Your task is to print, exactly and only, the lines from the start of the entries below through the line with "up_minus = [-0.114, -0.521, -0.890, -1.260]". Include both ends, but skip the pictures.

[begin Records for the exercise]

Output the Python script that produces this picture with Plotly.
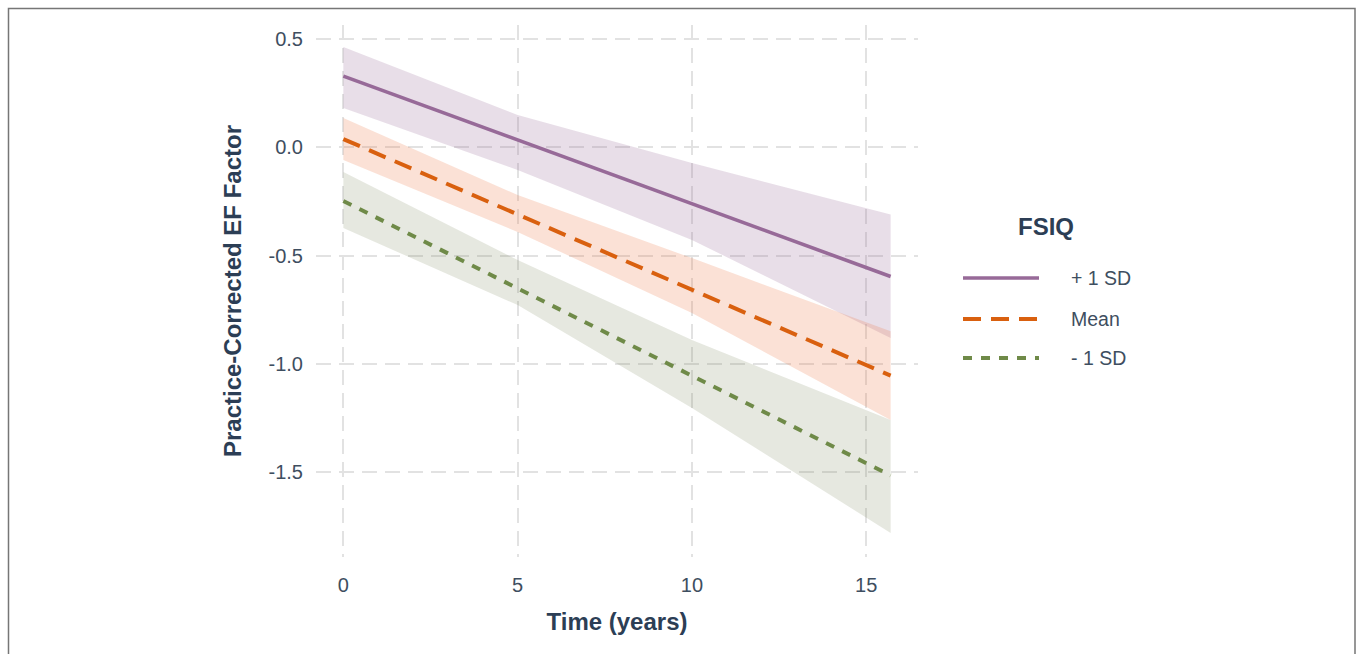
import plotly.graph_objects as go

# Model-implied trajectories of the EF factor by FSIQ level
time_pts = [0, 5, 10, 15.7]

series_names = ["+ 1 SD", "Mean", "- 1 SD"]

fit_plus = [0.329, 0.035, -0.260, -0.597]
low_plus = [0.181, -0.105, -0.428, -0.881]
up_plus = [0.463, 0.149, -0.073, -0.310]

fit_mean = [0.038, -0.309, -0.656, -1.055]
low_mean = [-0.059, -0.391, -0.766, -1.260]
up_mean = [0.135, -0.221, -0.512, -0.850]

fit_minus = [-0.248, -0.652, -1.057, -1.516]
low_minus = [-0.373, -0.729, -1.204, -1.782]
up_minus = [-0.114, -0.521, -0.890, -1.260]

x_ticks = [0, 5, 10, 15]
y_ticks = [0.5, 0.0, -0.5, -1.0, -1.5]
y_tick_text = ["0.5", "0.0", "-0.5", "-1.0", "-1.5"]

colors = ["#976a98", "#d9600f", "#6f8a48"]
fills = ["rgba(151,106,152,0.22)", "rgba(238,120,70,0.22)", "rgba(130,140,100,0.2)"]
dashes = ["solid", "18px,10px", "9px,9px"]
widths = [3.6, 4, 4]

fits = [fit_plus, fit_mean, fit_minus]
lows = [low_plus, low_mean, low_minus]
ups = [up_plus, up_mean, up_minus]

FONT = "Liberation Sans, Arial, sans-serif"
TICK_COL = "#3e4e60"
TITLE_COL = "#2c3e55"
GRID = dict(showgrid=True, gridcolor="#e2e2e2", gridwidth=2, griddash="15px,8px")

fig = go.Figure()

for i in range(3):
    fig.add_trace(go.Scatter(
        x=time_pts + time_pts[::-1],
        y=ups[i] + lows[i][::-1],
        fill="toself", fillcolor=fills[i], line=dict(width=0),
        mode="lines", hoverinfo="skip", showlegend=False,
    ))

for i in range(3):
    fig.add_trace(go.Scatter(
        x=time_pts, y=fits[i], mode="lines", name=series_names[i],
        line=dict(color=colors[i], width=widths[i], dash=dashes[i]),
        showlegend=False,
    ))

# plot-area geometry in pixels (used to place the legend and frame)
L, R, T, B = 316, 918, 25, 557
W, H = R - L, B - T


def px(xp):
    return (xp - L) / W


def py(yp):
    return (B - yp) / H


shapes = [
    dict(type="rect", xref="paper", yref="paper",
         x0=px(8.5), x1=px(1355), y0=py(8.5), y1=py(700),
         line=dict(color="#767676", width=1.5), fillcolor="rgba(0,0,0,0)"),
]
annotations = [
    dict(text="<b>FSIQ</b>", xref="paper", yref="paper", x=px(1046), y=py(226),
         showarrow=False, font=dict(family=FONT, size=24, color=TITLE_COL),
         xanchor="center", yanchor="middle"),
]
legend_y = [278, 319, 358]
for i in range(3):
    shapes.append(dict(type="line", xref="paper", yref="paper",
                       x0=px(963), x1=px(1039), y0=py(legend_y[i]), y1=py(legend_y[i]),
                       line=dict(color=colors[i], width=widths[i], dash=dashes[i])))
    annotations.append(dict(text=series_names[i], xref="paper", yref="paper",
                            x=px(1069), y=py(legend_y[i]), showarrow=False,
                            xanchor="left", yanchor="middle",
                            font=dict(family=FONT, size=19.5, color=TICK_COL)))

fig.update_layout(
    width=1357, height=654,
    margin=dict(l=L, r=1357 - R, t=T, b=654 - B),
    paper_bgcolor="white", plot_bgcolor="white",
    font=dict(family=FONT, color=TICK_COL),
    shapes=shapes, annotations=annotations,
    showlegend=False,
)

fig.update_xaxes(
    range=[-0.785, 16.485], tickvals=x_ticks, **GRID,
    zeroline=False, showline=False, ticks="",
    tickfont=dict(family=FONT, size=20, color=TICK_COL),
    ticklabelstandoff=14,
    title=dict(text="<b>Time (years)</b>", font=dict(family=FONT, size=24, color=TITLE_COL), standoff=18),
)
fig.update_yaxes(
    range=[-1.893, 0.565], tickvals=y_ticks, ticktext=y_tick_text, **GRID,
    zeroline=False, showline=False, ticks="",
    tickfont=dict(family=FONT, size=20, color=TICK_COL),
    ticklabelstandoff=12,
    title=dict(text="<b>Practice-Corrected EF Factor</b>", font=dict(family=FONT, size=24, color=TITLE_COL), standoff=20),
)

fig.write_html("out.html")
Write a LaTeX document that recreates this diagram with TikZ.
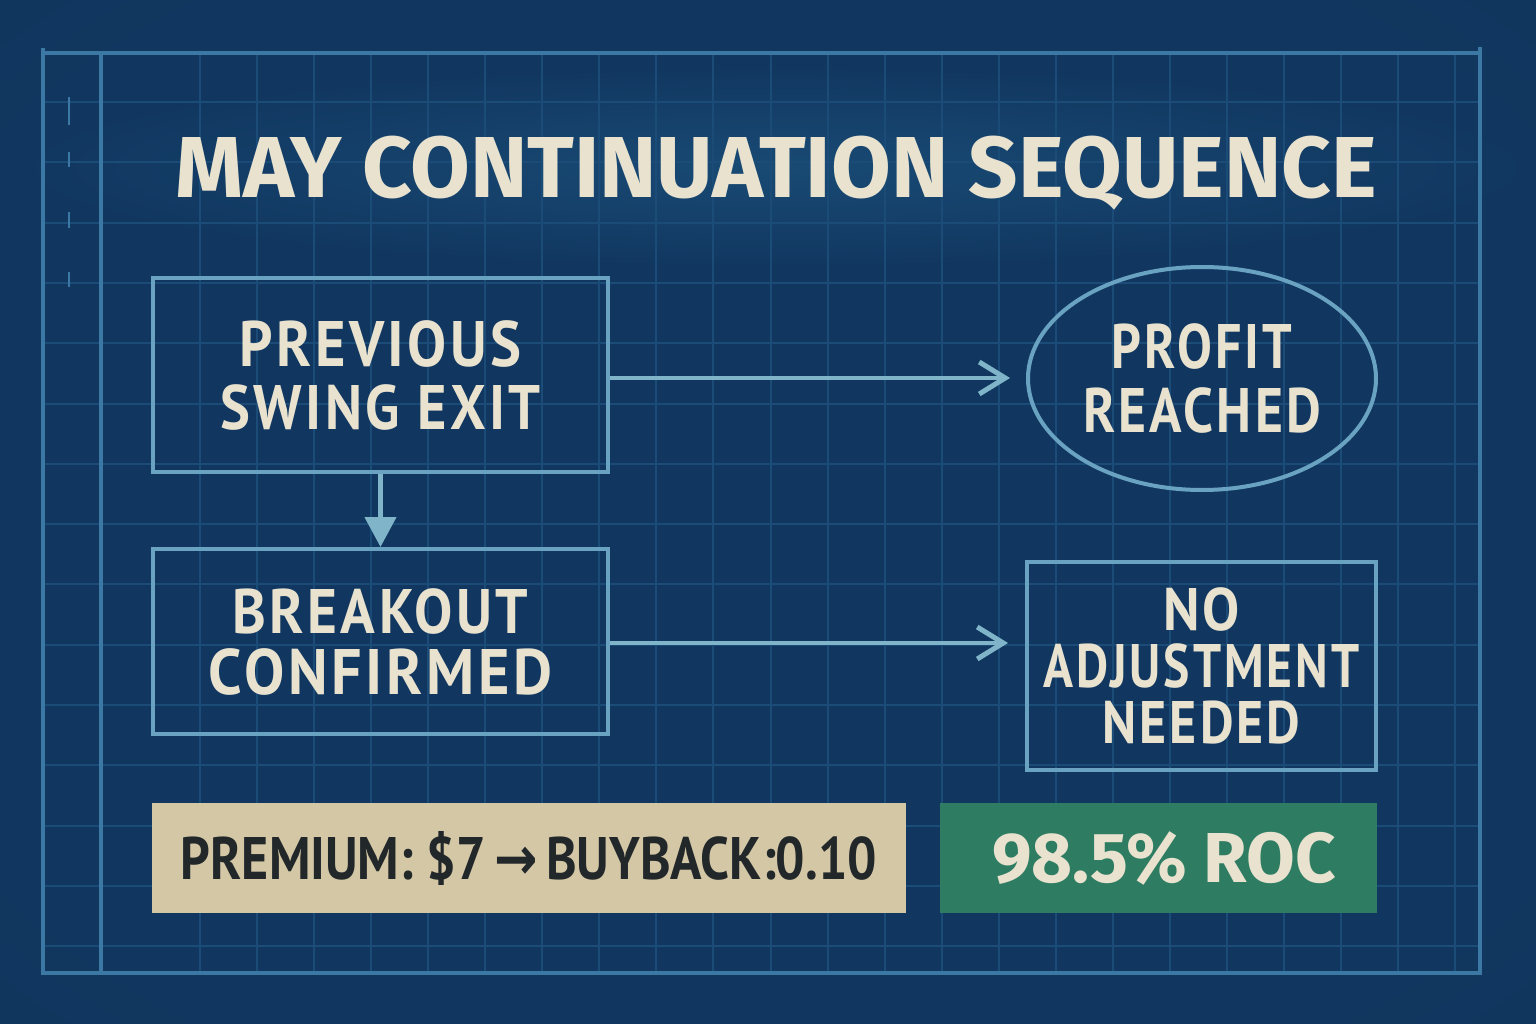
\documentclass[tikz,border=0pt]{standalone}
\usepackage{fontspec}
\usepackage{graphicx}
\usetikzlibrary{arrows.meta,shapes.geometric}
\newfontfamily\titlefont{Fira Sans}
\newfontfamily\labelfont[LetterSpace=6]{PT Sans}
\newfontfamily\premfont{PT Sans}
\newfontfamily\arrowfont{DejaVu Sans}
\definecolor{bgin}{HTML}{113760}
\definecolor{bgmid}{HTML}{0F3358}
\definecolor{bgout}{HTML}{0B2A49}
\definecolor{glowcol}{HTML}{184A74}
\definecolor{gridcol}{HTML}{1B4C78}
\definecolor{framecol}{HTML}{3B79A4}
\definecolor{boxcol}{HTML}{6AA3C2}
\definecolor{arrowcol}{HTML}{7FB4C9}
\definecolor{creamcol}{HTML}{E8E2CF}
\definecolor{tancol}{HTML}{D3C7A6}
\definecolor{inkcol}{HTML}{22272A}
\definecolor{greencol}{HTML}{2E7C62}
\pgfdeclareradialshading{vign}{\pgfpoint{0bp}{0bp}}{color(0bp)=(bgin); color(30bp)=(bgin); color(50bp)=(bgmid); color(71bp)=(bgout)}
\newcommand\fitt[3]{\resizebox{#1pt}{#2pt}{\smash{#3}\vphantom{H}}}
\tikzset{
  flowbox/.style={draw=boxcol, line width=4pt, rectangle, inner sep=0pt, align=center, text=creamcol,
    font=\labelfont\bfseries\fontsize{40}{63}\selectfont},
  flowellipse/.style={draw=boxcol, line width=4pt, ellipse, inner sep=0pt, align=center, text=creamcol,
    font=\labelfont\bfseries\fontsize{40}{64}\selectfont},
  flowarrow/.style={draw=arrowcol, line width=4.5pt, -{Straight Barb[length=26pt,width=32pt,line width=5pt]}},
  downarrow/.style={draw=arrowcol, line width=4.5pt, -{Triangle[length=30pt,width=31pt]}},
  gridline/.style={draw=gridcol, line width=2pt},
  frameline/.style={draw=framecol, line width=4pt},
}
\begin{document}
\begin{tikzpicture}[x=1pt,y=-1pt]
\useasboundingbox (0,0) rectangle (1536,1024);
\shade[shading=vign] (0,0) rectangle (1536,1024);
\shade[inner color=glowcol, outer color=bgin] (776.5,167) ellipse [x radius=760pt, y radius=100pt];
% grid
\foreach \k in {0,...,22} {
  \draw[gridline] ({200+57.05*\k},55) -- ({200+57.05*\k},973);
}
\foreach \k in {0,...,14} {
  \draw[gridline] (45,{102+60.3*\k}) -- (1478,{102+60.3*\k});
}
% frame
\draw[frameline] (43,48) -- (43,973) -- (1480,973) -- (1480,47);
\draw[frameline] (41,53) -- (1482,53);
\draw[frameline] (101,55) -- (101,973);
\foreach \a/\b in {97/125, 152/167, 212/228, 272/287} {
  \draw[framecol, line width=2.5pt] (69,\a) -- (69,\b);
}
% title
\node[text=creamcol, inner sep=0pt, font=\titlefont\bfseries\fontsize{60}{72}\selectfont] (title) at (776.5,167)
  {\fitt{1201}{60}{MAY CONTINUATION SEQUENCE}};
% flow nodes
\node[flowbox, minimum width=455pt, minimum height=194pt] (b1) at (380.5,375)
  {\fitt{282}{45}{PREVIOUS}\\\fitt{320}{44}{SWING EXIT}};
\node[flowbox, minimum width=455pt, minimum height=185pt, font=\labelfont\bfseries\fontsize{40}{61}\selectfont] (b2) at (380.5,641.5)
  {\fitt{296}{44}{BREAKOUT}\\\fitt{343}{45}{CONFIRMED}};
\node[flowellipse, minimum width=348pt, minimum height=223pt] (ell) at (1202,378.5)
  {\fitt{181}{44}{PROFIT}\\\fitt{238}{44}{REACHED}};
\node[flowbox, minimum width=349pt, minimum height=208pt, font=\labelfont\bfseries\fontsize{40}{56.5}\selectfont] (b3) at (1201.5,666)
  {\fitt{77}{42}{NO}\\\fitt{316}{43}{ADJUSTMENT}\\\fitt{198}{42}{NEEDED}};
% connectors
\draw[flowarrow, shorten >=16pt] ([yshift=-3pt]b1.east) -- ([yshift=-3pt]b1.east -| ell.west);
\draw[flowarrow, shorten >=17pt] ([yshift=-1.5pt]b2.east) -- ([yshift=-1.5pt]b2.east -| b3.west);
\draw[downarrow] (b1.south) -- (b2.north);
% bottom bars
\node[fill=tancol, draw=none, minimum width=754pt, minimum height=110pt, inner sep=0pt, text=inkcol,
  font=\premfont\bfseries\fontsize{40}{48}\selectfont] (prem) at (529,858)
  {\fitt{696}{42}{PREMIUM: \$7\,{\arrowfont →}\,BUYBACK:0.10}};
\node[fill=greencol, draw=none, minimum width=437pt, minimum height=110pt, inner sep=0pt, text=creamcol,
  font=\titlefont\bfseries\fontsize{40}{48}\selectfont] (roc) at (1158.5,858)
  {\hspace{11pt}\fitt{344}{49}{98.5\% ROC}};
\end{tikzpicture}
\end{document}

[end Records for the exercise]

## Finished answer
Output the Python script that produces this picture with Plotly.
import plotly.graph_objects as go

# Model-implied trajectories of the EF factor by FSIQ level
time_pts = [0, 5, 10, 15.7]

series_names = ["+ 1 SD", "Mean", "- 1 SD"]

fit_plus = [0.329, 0.035, -0.260, -0.597]
low_plus = [0.181, -0.105, -0.428, -0.881]
up_plus = [0.463, 0.149, -0.073, -0.310]

fit_mean = [0.038, -0.309, -0.656, -1.055]
low_mean = [-0.059, -0.391, -0.766, -1.260]
up_mean = [0.135, -0.221, -0.512, -0.850]

fit_minus = [-0.248, -0.652, -1.057, -1.516]
low_minus = [-0.373, -0.729, -1.204, -1.782]
up_minus = [-0.114, -0.521, -0.890, -1.260]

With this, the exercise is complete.